TO DO:
Leave out the pictures and repeat the rest of the material exactly.
######
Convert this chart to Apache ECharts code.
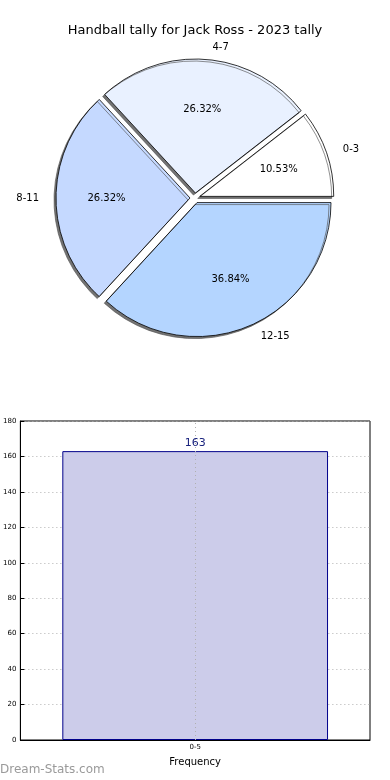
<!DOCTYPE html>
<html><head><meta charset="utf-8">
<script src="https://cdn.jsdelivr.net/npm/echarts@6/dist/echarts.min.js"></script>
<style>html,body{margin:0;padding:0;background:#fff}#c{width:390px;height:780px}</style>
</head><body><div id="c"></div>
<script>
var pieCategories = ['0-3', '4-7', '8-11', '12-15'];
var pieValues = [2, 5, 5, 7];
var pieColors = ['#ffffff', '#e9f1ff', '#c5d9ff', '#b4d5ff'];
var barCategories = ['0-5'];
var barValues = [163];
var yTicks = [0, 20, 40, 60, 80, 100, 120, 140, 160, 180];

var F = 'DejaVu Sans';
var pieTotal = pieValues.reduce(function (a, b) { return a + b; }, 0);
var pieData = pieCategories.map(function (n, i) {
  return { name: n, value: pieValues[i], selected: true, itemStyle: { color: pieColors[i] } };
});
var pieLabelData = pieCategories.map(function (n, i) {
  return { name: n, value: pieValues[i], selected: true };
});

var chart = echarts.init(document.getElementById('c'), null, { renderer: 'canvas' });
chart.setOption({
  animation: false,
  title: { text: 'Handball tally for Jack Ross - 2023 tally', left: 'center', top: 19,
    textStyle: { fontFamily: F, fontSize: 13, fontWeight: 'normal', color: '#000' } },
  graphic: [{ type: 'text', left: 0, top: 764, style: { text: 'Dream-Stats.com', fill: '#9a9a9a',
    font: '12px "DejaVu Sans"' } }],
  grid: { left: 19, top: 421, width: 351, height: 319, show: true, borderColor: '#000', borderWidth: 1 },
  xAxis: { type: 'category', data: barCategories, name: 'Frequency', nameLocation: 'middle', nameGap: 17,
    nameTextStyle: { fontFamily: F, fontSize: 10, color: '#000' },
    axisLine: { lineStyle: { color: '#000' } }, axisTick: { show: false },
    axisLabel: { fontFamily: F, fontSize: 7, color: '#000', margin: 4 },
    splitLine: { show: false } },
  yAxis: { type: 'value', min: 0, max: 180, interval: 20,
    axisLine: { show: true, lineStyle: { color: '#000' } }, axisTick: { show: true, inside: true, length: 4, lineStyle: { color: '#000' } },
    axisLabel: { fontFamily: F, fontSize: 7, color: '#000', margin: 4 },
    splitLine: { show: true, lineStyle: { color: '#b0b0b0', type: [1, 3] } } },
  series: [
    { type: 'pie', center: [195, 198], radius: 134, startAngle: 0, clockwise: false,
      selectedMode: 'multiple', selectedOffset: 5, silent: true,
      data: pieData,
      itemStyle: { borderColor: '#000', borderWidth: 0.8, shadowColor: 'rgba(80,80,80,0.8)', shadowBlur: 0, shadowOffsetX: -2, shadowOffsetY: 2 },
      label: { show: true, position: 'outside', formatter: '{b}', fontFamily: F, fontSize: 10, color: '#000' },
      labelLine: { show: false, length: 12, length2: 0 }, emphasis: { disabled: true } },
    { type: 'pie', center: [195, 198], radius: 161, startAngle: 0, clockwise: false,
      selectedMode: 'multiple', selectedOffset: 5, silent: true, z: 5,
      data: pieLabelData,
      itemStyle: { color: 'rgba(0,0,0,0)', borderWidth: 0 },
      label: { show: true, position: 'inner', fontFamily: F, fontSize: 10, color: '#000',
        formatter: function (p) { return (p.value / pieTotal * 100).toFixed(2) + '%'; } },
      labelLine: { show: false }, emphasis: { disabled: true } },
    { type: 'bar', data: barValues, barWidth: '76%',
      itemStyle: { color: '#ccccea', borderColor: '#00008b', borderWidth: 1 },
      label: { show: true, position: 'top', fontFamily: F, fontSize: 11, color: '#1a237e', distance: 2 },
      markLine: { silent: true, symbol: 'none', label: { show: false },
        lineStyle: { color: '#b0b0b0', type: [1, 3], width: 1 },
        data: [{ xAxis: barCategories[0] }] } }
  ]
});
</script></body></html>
######
WRITTEN REPLY:
Convert this chart to Apache ECharts code.
<!DOCTYPE html>
<html><head><meta charset="utf-8">
<script src="https://cdn.jsdelivr.net/npm/echarts@6/dist/echarts.min.js"></script>
<style>html,body{margin:0;padding:0;background:#fff}#c{width:390px;height:780px}</style>
</head><body><div id="c"></div>
<script>
var pieCategories = ['0-3', '4-7', '8-11', '12-15'];
var pieValues = [2, 5, 5, 7];
var pieColors = ['#ffffff', '#e9f1ff', '#c5d9ff', '#b4d5ff'];
var barCategories = ['0-5'];
var barValues = [163];
var yTicks = [0, 20, 40, 60, 80, 100, 120, 140, 160, 180];

var F = 'DejaVu Sans';
var pieTotal = pieValues.reduce(function (a, b) { return a + b; }, 0);
var pieData = pieCategories.map(function (n, i) {
  return { name: n, value: pieValues[i], selected: true, itemStyle: { color: pieColors[i] } };
});
var pieLabelData = pieCategories.map(function (n, i) {
  return { name: n, value: pieValues[i], selected: true };
});

var chart = echarts.init(document.getElementById('c'), null, { renderer: 'canvas' });
chart.setOption({
  animation: false,
  title: { text: 'Handball tally for Jack Ross - 2023 tally', left: 'center', top: 19,
    textStyle: { fontFamily: F, fontSize: 13, fontWeight: 'normal', color: '#000' } },
  graphic: [{ type: 'text', left: 0, top: 764, style: { text: 'Dream-Stats.com', fill: '#9a9a9a',
    font: '12px "DejaVu Sans"' } }],
  grid: { left: 19, top: 421, width: 351, height: 319, show: true, borderColor: '#000', borderWidth: 1 },
  xAxis: { type: 'category', data: barCategories, name: 'Frequency', nameLocation: 'middle', nameGap: 17,
    nameTextStyle: { fontFamily: F, fontSize: 10, color: '#000' },
    axisLine: { lineStyle: { color: '#000' } }, axisTick: { show: false },
    axisLabel: { fontFamily: F, fontSize: 7, color: '#000', margin: 4 },
    splitLine: { show: false } },
  yAxis: { type: 'value', min: 0, max: 180, interval: 20,
    axisLine: { show: true, lineStyle: { color: '#000' } }, axisTick: { show: true, inside: true, length: 4, lineStyle: { color: '#000' } },
    axisLabel: { fontFamily: F, fontSize: 7, color: '#000', margin: 4 },
    splitLine: { show: true, lineStyle: { color: '#b0b0b0', type: [1, 3] } } },
  series: [
    { type: 'pie', center: [195, 198], radius: 134, startAngle: 0, clockwise: false,
      selectedMode: 'multiple', selectedOffset: 5, silent: true,
      data: pieData,
      itemStyle: { borderColor: '#000', borderWidth: 0.8, shadowColor: 'rgba(80,80,80,0.8)', shadowBlur: 0, shadowOffsetX: -2, shadowOffsetY: 2 },
      label: { show: true, position: 'outside', formatter: '{b}', fontFamily: F, fontSize: 10, color: '#000' },
      labelLine: { show: false, length: 12, length2: 0 }, emphasis: { disabled: true } },
    { type: 'pie', center: [195, 198], radius: 161, startAngle: 0, clockwise: false,
      selectedMode: 'multiple', selectedOffset: 5, silent: true, z: 5,
      data: pieLabelData,
      itemStyle: { color: 'rgba(0,0,0,0)', borderWidth: 0 },
      label: { show: true, position: 'inner', fontFamily: F, fontSize: 10, color: '#000',
        formatter: function (p) { return (p.value / pieTotal * 100).toFixed(2) + '%'; } },
      labelLine: { show: false }, emphasis: { disabled: true } },
    { type: 'bar', data: barValues, barWidth: '76%',
      itemStyle: { color: '#ccccea', borderColor: '#00008b', borderWidth: 1 },
      label: { show: true, position: 'top', fontFamily: F, fontSize: 11, color: '#1a237e', distance: 2 },
      markLine: { silent: true, symbol: 'none', label: { show: false },
        lineStyle: { color: '#b0b0b0', type: [1, 3], width: 1 },
        data: [{ xAxis: barCategories[0] }] } }
  ]
});
</script></body></html>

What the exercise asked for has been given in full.